■ WHAT IS NEEDED: Output each line of the material exactly as it stands.
◆ ◆ ◆ ◆
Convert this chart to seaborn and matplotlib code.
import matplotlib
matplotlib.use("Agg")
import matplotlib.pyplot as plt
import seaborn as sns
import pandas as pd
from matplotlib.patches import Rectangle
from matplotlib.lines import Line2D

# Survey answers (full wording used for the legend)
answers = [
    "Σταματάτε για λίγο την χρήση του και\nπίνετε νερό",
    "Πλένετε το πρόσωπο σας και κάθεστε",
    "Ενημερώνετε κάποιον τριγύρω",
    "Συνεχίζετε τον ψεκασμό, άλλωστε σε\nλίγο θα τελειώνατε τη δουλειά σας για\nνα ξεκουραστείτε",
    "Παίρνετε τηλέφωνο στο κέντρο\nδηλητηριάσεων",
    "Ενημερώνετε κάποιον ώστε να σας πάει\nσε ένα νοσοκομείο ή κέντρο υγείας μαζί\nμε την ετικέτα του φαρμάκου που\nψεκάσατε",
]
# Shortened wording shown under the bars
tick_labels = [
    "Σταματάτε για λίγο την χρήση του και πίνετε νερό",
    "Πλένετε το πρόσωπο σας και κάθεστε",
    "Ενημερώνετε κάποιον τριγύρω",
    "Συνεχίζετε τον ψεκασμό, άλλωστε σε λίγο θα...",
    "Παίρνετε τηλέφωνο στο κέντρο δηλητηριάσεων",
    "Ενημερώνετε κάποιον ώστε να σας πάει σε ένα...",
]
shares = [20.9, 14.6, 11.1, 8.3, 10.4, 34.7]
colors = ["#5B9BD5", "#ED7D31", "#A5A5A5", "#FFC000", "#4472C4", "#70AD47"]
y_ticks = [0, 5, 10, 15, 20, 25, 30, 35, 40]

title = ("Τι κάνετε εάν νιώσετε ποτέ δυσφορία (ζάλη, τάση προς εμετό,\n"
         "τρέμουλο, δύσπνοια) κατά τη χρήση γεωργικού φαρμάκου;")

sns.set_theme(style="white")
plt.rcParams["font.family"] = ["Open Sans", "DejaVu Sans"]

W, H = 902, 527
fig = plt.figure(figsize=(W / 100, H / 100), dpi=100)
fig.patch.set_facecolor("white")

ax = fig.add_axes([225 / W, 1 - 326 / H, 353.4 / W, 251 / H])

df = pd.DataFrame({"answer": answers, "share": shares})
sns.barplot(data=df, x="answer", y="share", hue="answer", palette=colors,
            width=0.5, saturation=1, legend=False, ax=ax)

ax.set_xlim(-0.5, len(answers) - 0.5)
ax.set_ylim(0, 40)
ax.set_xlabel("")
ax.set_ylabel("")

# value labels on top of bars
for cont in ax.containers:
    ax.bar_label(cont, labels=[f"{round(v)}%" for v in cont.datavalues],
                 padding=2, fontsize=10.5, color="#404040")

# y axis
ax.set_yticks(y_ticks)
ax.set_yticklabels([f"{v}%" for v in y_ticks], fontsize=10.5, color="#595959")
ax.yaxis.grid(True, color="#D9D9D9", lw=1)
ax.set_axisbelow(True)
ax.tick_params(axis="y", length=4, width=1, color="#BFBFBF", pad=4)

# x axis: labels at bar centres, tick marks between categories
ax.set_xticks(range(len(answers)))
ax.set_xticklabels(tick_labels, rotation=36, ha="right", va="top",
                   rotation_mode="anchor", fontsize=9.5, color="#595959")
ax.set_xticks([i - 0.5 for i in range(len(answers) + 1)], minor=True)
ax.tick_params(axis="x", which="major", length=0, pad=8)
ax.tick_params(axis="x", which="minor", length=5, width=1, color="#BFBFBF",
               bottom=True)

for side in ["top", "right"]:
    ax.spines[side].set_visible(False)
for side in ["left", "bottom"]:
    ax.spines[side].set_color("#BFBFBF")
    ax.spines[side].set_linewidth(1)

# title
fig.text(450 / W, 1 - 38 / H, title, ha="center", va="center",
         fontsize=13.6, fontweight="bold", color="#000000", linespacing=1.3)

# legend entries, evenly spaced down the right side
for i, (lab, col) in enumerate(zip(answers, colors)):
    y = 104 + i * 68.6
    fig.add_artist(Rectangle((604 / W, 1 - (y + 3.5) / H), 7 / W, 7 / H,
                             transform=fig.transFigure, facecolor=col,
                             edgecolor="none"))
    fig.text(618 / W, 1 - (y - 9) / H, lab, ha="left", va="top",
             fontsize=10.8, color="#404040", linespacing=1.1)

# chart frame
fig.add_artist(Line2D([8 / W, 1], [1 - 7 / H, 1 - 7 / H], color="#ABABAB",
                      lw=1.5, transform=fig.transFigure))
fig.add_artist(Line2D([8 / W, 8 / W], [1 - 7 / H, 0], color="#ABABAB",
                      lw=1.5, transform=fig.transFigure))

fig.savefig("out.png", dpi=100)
◆ ◆ ◆ ◆
■ OUTPUT OF THE TASK:
Convert this chart to seaborn and matplotlib code.
import matplotlib
matplotlib.use("Agg")
import matplotlib.pyplot as plt
import seaborn as sns
import pandas as pd
from matplotlib.patches import Rectangle
from matplotlib.lines import Line2D

# Survey answers (full wording used for the legend)
answers = [
    "Σταματάτε για λίγο την χρήση του και\nπίνετε νερό",
    "Πλένετε το πρόσωπο σας και κάθεστε",
    "Ενημερώνετε κάποιον τριγύρω",
    "Συνεχίζετε τον ψεκασμό, άλλωστε σε\nλίγο θα τελειώνατε τη δουλειά σας για\nνα ξεκουραστείτε",
    "Παίρνετε τηλέφωνο στο κέντρο\nδηλητηριάσεων",
    "Ενημερώνετε κάποιον ώστε να σας πάει\nσε ένα νοσοκομείο ή κέντρο υγείας μαζί\nμε την ετικέτα του φαρμάκου που\nψεκάσατε",
]
# Shortened wording shown under the bars
tick_labels = [
    "Σταματάτε για λίγο την χρήση του και πίνετε νερό",
    "Πλένετε το πρόσωπο σας και κάθεστε",
    "Ενημερώνετε κάποιον τριγύρω",
    "Συνεχίζετε τον ψεκασμό, άλλωστε σε λίγο θα...",
    "Παίρνετε τηλέφωνο στο κέντρο δηλητηριάσεων",
    "Ενημερώνετε κάποιον ώστε να σας πάει σε ένα...",
]
shares = [20.9, 14.6, 11.1, 8.3, 10.4, 34.7]
colors = ["#5B9BD5", "#ED7D31", "#A5A5A5", "#FFC000", "#4472C4", "#70AD47"]
y_ticks = [0, 5, 10, 15, 20, 25, 30, 35, 40]

title = ("Τι κάνετε εάν νιώσετε ποτέ δυσφορία (ζάλη, τάση προς εμετό,\n"
         "τρέμουλο, δύσπνοια) κατά τη χρήση γεωργικού φαρμάκου;")

sns.set_theme(style="white")
plt.rcParams["font.family"] = ["Open Sans", "DejaVu Sans"]

W, H = 902, 527
fig = plt.figure(figsize=(W / 100, H / 100), dpi=100)
fig.patch.set_facecolor("white")

ax = fig.add_axes([225 / W, 1 - 326 / H, 353.4 / W, 251 / H])

df = pd.DataFrame({"answer": answers, "share": shares})
sns.barplot(data=df, x="answer", y="share", hue="answer", palette=colors,
            width=0.5, saturation=1, legend=False, ax=ax)

ax.set_xlim(-0.5, len(answers) - 0.5)
ax.set_ylim(0, 40)
ax.set_xlabel("")
ax.set_ylabel("")

# value labels on top of bars
for cont in ax.containers:
    ax.bar_label(cont, labels=[f"{round(v)}%" for v in cont.datavalues],
                 padding=2, fontsize=10.5, color="#404040")

# y axis
ax.set_yticks(y_ticks)
ax.set_yticklabels([f"{v}%" for v in y_ticks], fontsize=10.5, color="#595959")
ax.yaxis.grid(True, color="#D9D9D9", lw=1)
ax.set_axisbelow(True)
ax.tick_params(axis="y", length=4, width=1, color="#BFBFBF", pad=4)

# x axis: labels at bar centres, tick marks between categories
ax.set_xticks(range(len(answers)))
ax.set_xticklabels(tick_labels, rotation=36, ha="right", va="top",
                   rotation_mode="anchor", fontsize=9.5, color="#595959")
ax.set_xticks([i - 0.5 for i in range(len(answers) + 1)], minor=True)
ax.tick_params(axis="x", which="major", length=0, pad=8)
ax.tick_params(axis="x", which="minor", length=5, width=1, color="#BFBFBF",
               bottom=True)

for side in ["top", "right"]:
    ax.spines[side].set_visible(False)
for side in ["left", "bottom"]:
    ax.spines[side].set_color("#BFBFBF")
    ax.spines[side].set_linewidth(1)

# title
fig.text(450 / W, 1 - 38 / H, title, ha="center", va="center",
         fontsize=13.6, fontweight="bold", color="#000000", linespacing=1.3)

# legend entries, evenly spaced down the right side
for i, (lab, col) in enumerate(zip(answers, colors)):
    y = 104 + i * 68.6
    fig.add_artist(Rectangle((604 / W, 1 - (y + 3.5) / H), 7 / W, 7 / H,
                             transform=fig.transFigure, facecolor=col,
                             edgecolor="none"))
    fig.text(618 / W, 1 - (y - 9) / H, lab, ha="left", va="top",
             fontsize=10.8, color="#404040", linespacing=1.1)

# chart frame
fig.add_artist(Line2D([8 / W, 1], [1 - 7 / H, 1 - 7 / H], color="#ABABAB",
                      lw=1.5, transform=fig.transFigure))
fig.add_artist(Line2D([8 / W, 8 / W], [1 - 7 / H, 0], color="#ABABAB",
                      lw=1.5, transform=fig.transFigure))

fig.savefig("out.png", dpi=100)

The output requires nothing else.